Les garde-côtes libyens ont annoncé lundi avoir retrouvé les corps de deux migrants qui tentaient de gagner les côtes italiennes, et secouru 108 personnes dans une embarcation de fortune qui était sous l’eau froide. Ils rapportent que dix autres passagers n’ont pas été retrouvés. Morts, vivants ? La question relève désormais de la routine des sauveteurs de part et d’autre des rives de la méditerranée, en Libye et en Italie, dont les côtes ne sont distantes que de 300 km.
L’Organisation internationale des migrations parle de 3.700 morts durant l’année, pour la plupart des migrants ayant embarqué à partir de la Libye. Ce pays compte 1.770 km de côtes peu surveillées ou quadrillées par des trafiquants qui se font de l’argent sur les « voyages » des migrants clandestins. La Libye est actuellement dans le chaos ; les trafics de tout genre y fleurissent. Sans parler du terrorisme djihadiste que tous les spécialistes sont unanimes à décrire comme ayant posé fermement pied dans ce pays d’où il recrute, exfiltre, entraîne et envoie des kamikazes en mission en Syrie ou dans les pays voisins.
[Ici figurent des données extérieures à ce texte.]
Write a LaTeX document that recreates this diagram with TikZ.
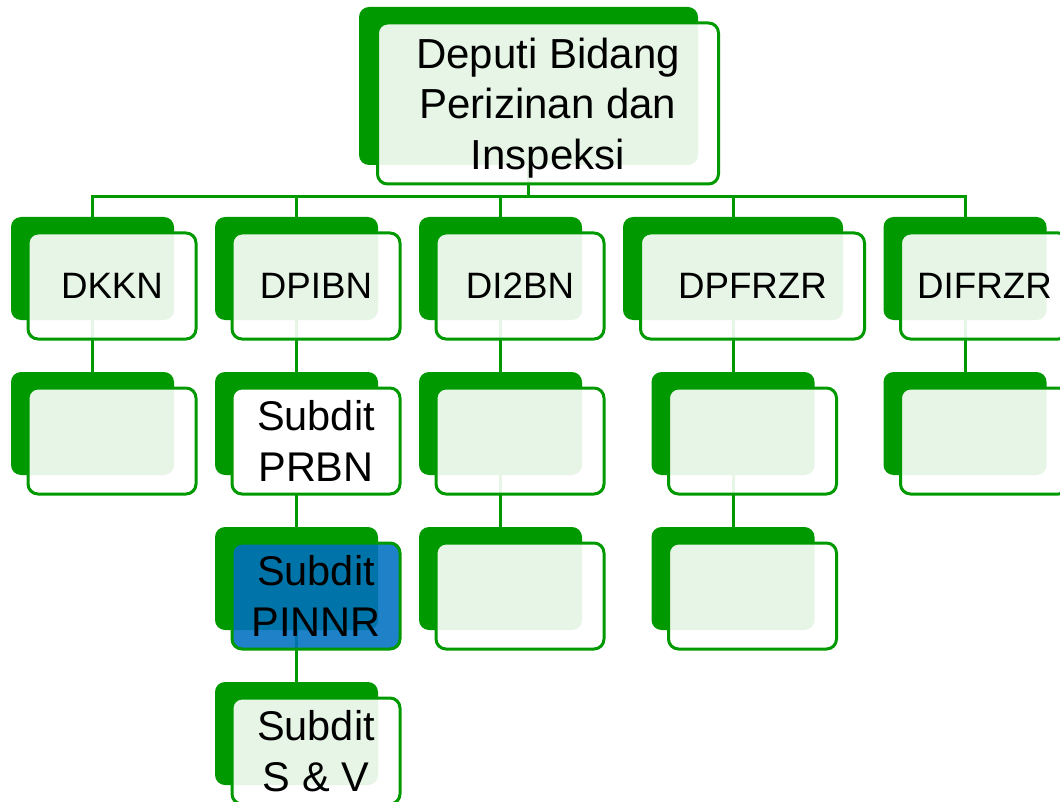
\documentclass[tikz,border=0pt]{standalone}
\usepackage{fontspec}
\setmainfont{Liberation Sans}
\usetikzlibrary{backgrounds}

\definecolor{orggreen}{RGB}{0,153,0}
\definecolor{orgblue}{RGB}{0,112,192}

\newcommand\lblTop{\fontsize{42}{50.5}\selectfont}
\newcommand\lblRow{\fontsize{36.7}{44}\selectfont}
\newcommand\lblSub{\fontsize{41.5}{50.5}\selectfont}

% one unit = solid back card + translucent front card carrying the label
% #1 back-card options, #2 front-card options, #3 name, (#4,#5) back centre, #6 label
\newcommand\orgunit[6]{%
  \node[backbox,#1] (#3-b) at (#4,#5) {};
  \path (#3-b.center) ++(19.5,17.5) node[frontbox,#2] (#3) {#6};
}

\tikzset{
  backbox/.style={rectangle, rounded corners=10pt, fill=orggreen,
    minimum width=163pt, minimum height=103pt, inner sep=0pt},
  frontbox/.style={rectangle, rounded corners=10pt, draw=orggreen,
    line width=3pt, fill=white, fill opacity=0.9, text opacity=1,
    minimum width=168pt, minimum height=106pt, inner sep=0pt,
    align=center, font=\lblSub},
  wideback/.style={minimum width=220pt},
  widefront/.style={minimum width=224pt, font=\lblRow},
  headback/.style={minimum width=339pt, minimum height=158pt},
  headfront/.style={minimum width=341pt, minimum height=161pt,
    font=\lblTop, text depth=0pt},
  rowlabel/.style={font=\lblRow},
  solidwhite/.style={fill=white, fill opacity=1},
  bluecard/.style={fill=orgblue, fill opacity=0.88},
  link/.style={draw=orggreen, line width=3pt},
}

\begin{document}
\begin{tikzpicture}[x=1pt, y=-1pt]
  \useasboundingbox (0,0) rectangle (1060,802);
  \clip (0,0) rectangle (1060,802);

  % head of the chart
  \orgunit{headback}{headfront}{head}{528.5}{86}{Deputi Bidang\\Perizinan dan\\Inspeksi}

  % directorates
  \orgunit{}{rowlabel}{dkkn}{92.5}{268.5}{DKKN}
  \orgunit{}{rowlabel}{dpibn}{296.5}{268.5}{DPIBN}
  \orgunit{}{rowlabel}{dibn}{500.5}{268.5}{DI2BN}
  \orgunit{wideback}{widefront}{dpfrzr}{733}{268.5}{DPFRZR}
  \orgunit{}{rowlabel}{difrzr}{965}{268.5}{DIFRZR}

  % sub-directorates
  \orgunit{}{}{dkknA}{92.5}{423.5}{}

  \orgunit{}{solidwhite}{prbn}{296.5}{423.5}{Subdit\\PRBN}
  \orgunit{}{bluecard}{pinnr}{296.5}{578.5}{Subdit\\PINNR}
  \orgunit{}{}{sv}{296.5}{733.5}{Subdit\\S \& V}

  \orgunit{}{}{dibnA}{500.5}{423.5}{}
  \orgunit{}{}{dibnB}{500.5}{578.5}{}

  \orgunit{}{}{dpfrzrA}{733}{423.5}{}
  \orgunit{}{}{dpfrzrB}{733}{578.5}{}

  \orgunit{}{}{difrzrA}{965}{423.5}{}

  \coordinate (bus) at (0,197);

  \begin{pgfonlayer}{background}
    % bus from the head to the directorates
    \draw[link] (head-b.south) -- (head-b.south |- bus);
    \draw[link] (dkkn-b.north) -- (dkkn-b.north |- bus)
                -- (difrzr-b.north |- bus) -- (difrzr-b.north);
    \draw[link] (dpibn-b.north) -- (dpibn-b.north |- bus);
    \draw[link] (dibn-b.north) -- (dibn-b.north |- bus);
    \draw[link] (dpfrzr-b.north) -- (dpfrzr-b.north |- bus);

    % vertical chains inside each column
    \draw[link] (dkkn-b.south) -- (dkknA-b.north);
    \draw[link] (dpibn-b.south) -- (prbn-b.north);
    \draw[link] (prbn-b.south) -- (pinnr-b.north);
    \draw[link] (pinnr-b.south) -- (sv-b.north);
    \draw[link] (dibn-b.south) -- (dibnA-b.north);
    \draw[link] (dibnA-b.south) -- (dibnB-b.north);
    \draw[link] (dpfrzr-b.south) -- (dpfrzrA-b.north);
    \draw[link] (dpfrzrA-b.south) -- (dpfrzrB-b.north);
    \draw[link] (difrzr-b.south) -- (difrzrA-b.north);
  \end{pgfonlayer}
\end{tikzpicture}
\end{document}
Que fait-on ? L’Italie est en première ligne aussi bien des flux migratoires que des visées djihadistes potentielles sur l’Europe. L’inquiétude diffuse devant le risque d’infiltrations terroristes dans les vagues de migrants donne littéralement des ailes aux partis populistes et xénophobes européens. Le premier ministre italien, Matteo Renzi, affirme qu’il faut agir. « Je ne sous-évalue pas la question, mais je dis qu’il faut en finir avec les slogans et entamer les choses concrètes », a dit M. Renzi lors d’une conférence de presse mardi, à Rome où il recevait son homologue libanais, Tammam Salam.
« Le problème, nous devons l’attaquer à la base, c’est-à-dire l’éliminer dans les pays à risques et poser les conditions pour dépasser l’extraordinaire crise que nous vivons », a estimé M. Renzi. Son ministre de l’Intérieur, Angelino Alfano, annonce que ses services ne chôment pas. Les expulsions se multiplient : 64 immigrés radicalisés ou à risques de radicalisation ont déjà été expulsés vers leurs pays d’origine : Maroc, Pakistan, Egypte essentiellement.
Mais les opinions se demandent si on ne soigne pas les symptômes là où il faudrait s’attaquer au mal. Le million de migrants, arrivé depuis janvier en Europe, a emprunté les voies maritimes périlleuses de la Méditerranée. C’est le flux migratoire le plus important depuis la Seconde guerre mondiale, affirment l’OIM et l’Organisation des Nations unies. Alors que l’Italie s’enorgueillit d’avoir sauvé de la mort par noyade quelque 150.000 migrants, le cas libyen ne cesse de revenir comme une ritournelle : il faut ressouder le tissu politique libyen, lacéré par quatre années de violences.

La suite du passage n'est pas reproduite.